Copyright 2013 David Belt
I belong to a number of writing groups. I have participated in a number of writing workshops and panels, and the best advice I can give anyone about writing is… don’t take anyone’s advice.
It’s not that other writers don’t have really good ideas. It is that every writer has their own ideas.
As I draw nearer to my English degree, I realize that there are far fewer rules in the English language than I thought, a few years ago. The English language, however, is repute with options. As these options are so varied and irregularly used, many writers will jump on to the nearest soap box and brazenly declare their own personal rule of thumb.
Before you accept anyone’s personal rule of thumb as law, do a little fact checking of your own. Grammar rules are easy to look up on the internet. My personal “go to” site for grammar rules is grammarbook.com, but most any will do.
The other, and truly more important, reason for taking advice with a grain of salt, vice swallowing the tuna whole, is that it is your writing. You are expressing your self through your words. The moment you start using someone else’s words, you stop expressing yourself and start expressing someone else.

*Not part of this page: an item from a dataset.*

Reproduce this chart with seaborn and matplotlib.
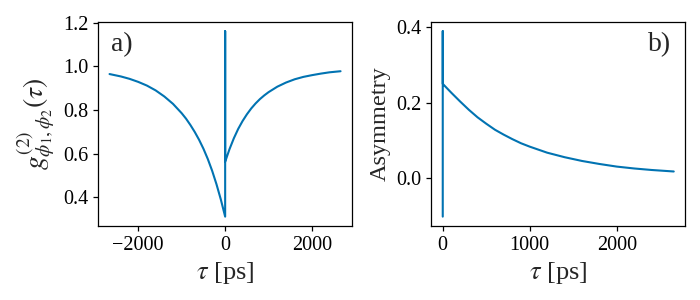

Now here is the real kicker to that last idea:
Until you start creating your own language and your own dialect, you’re going to be using someone else’s words, but the manner in which you do so, must reflect you, not someone else. Put yourself into your writing and let that medium of art portray your ideas to the world.
I may read a book written in a style I find grammatically distasteful… and there is nothing wrong with that. It is simply the manner in with that artist chose to express his/herself at that time, and I will be enriched, just the same, for the experience.